While it is hard to quantify gunk punk due to its inherently idiosyncratic sound, there were some aspects that the bands had in common. A love of first-wave punks such as the Ramones and a passion for niche mid-century rock ‘n’ roll, which includes rockabilly, scratchy 1960s garage rock, and the harmonies of early girl groups, tied those within gunk punk together.
Elsewhere, forgotten regional punk singles also had an influence through bootleg compilations, with their unabashed authenticity, comedy and, more often than not, bizarre nature, three things that gunk punk can also claim in large volumes. For instance, when the movement started to shape up in the late 1980s, niche outfits like The Lewd and The Users were all the rage. If you fused these aspects with the speed and fury of hardcore punk at its most fundamental, you’d get something resembling the loosely defined gunk punk sound.
It was also a philosophical ethos that the gunk punk bands had in common. It wasn’t a case of looking to old or new bands as people often do, just ones they deemed excellent, meaning that eras and the idea of emerging scenes were out the window. Music was not a conduit for traditionally trivial pursuits of musicians, such as paying bills, but for having fun. In a typically Generation X way, and perhaps due to the post-industrial landscapes many of the groups originated in, music was a means of realising youth and having fun. That was it. It was a pure reaction to the commercialisation of music.

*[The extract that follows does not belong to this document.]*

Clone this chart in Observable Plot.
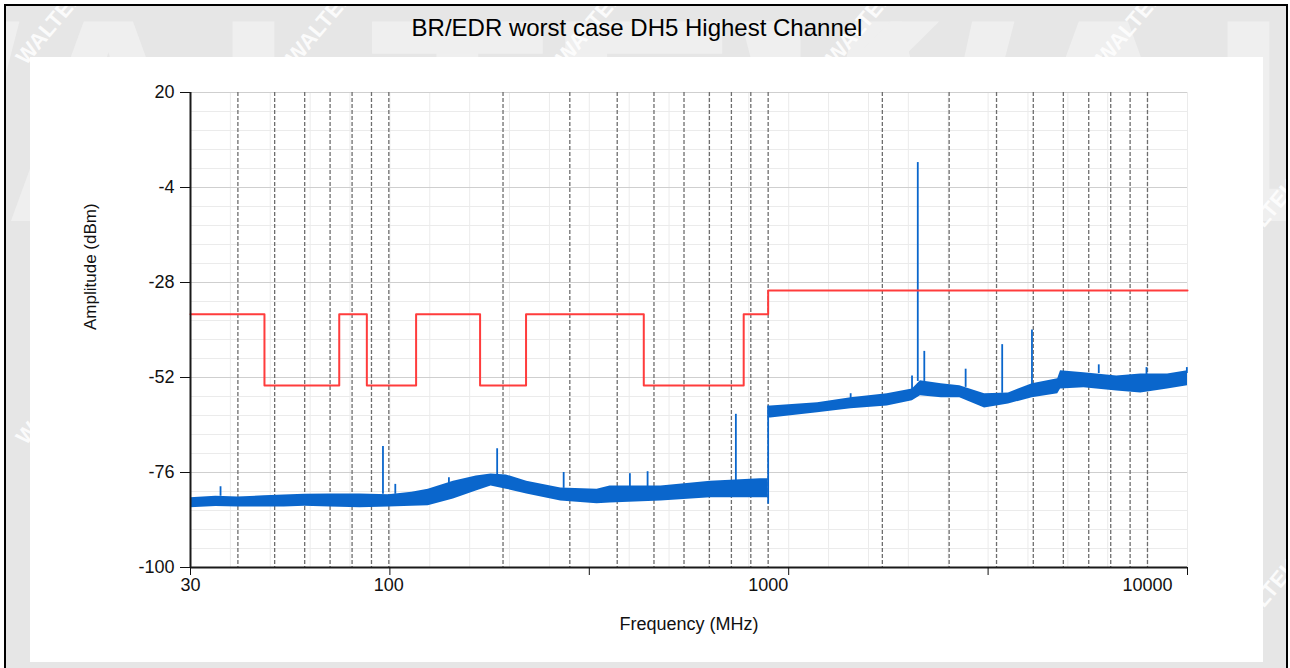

In a reflection of how subversive the scene was, the acts knew that transcendence could be achieved playing in a basement to less than 20 people just as it could a large stadium gig, the typical dream of many aspiring musicians. In addition to this, being untrained musically or inexperienced was also welcomed, with the band used as the means of developing their craft. Capturing this deeply anti-traditional spirit, Davidson explained: ”Intuitively knowing that what sounds like noisy distorted ear-screech to the guitar shop guys is a large part of what you’re aiming for when you record.”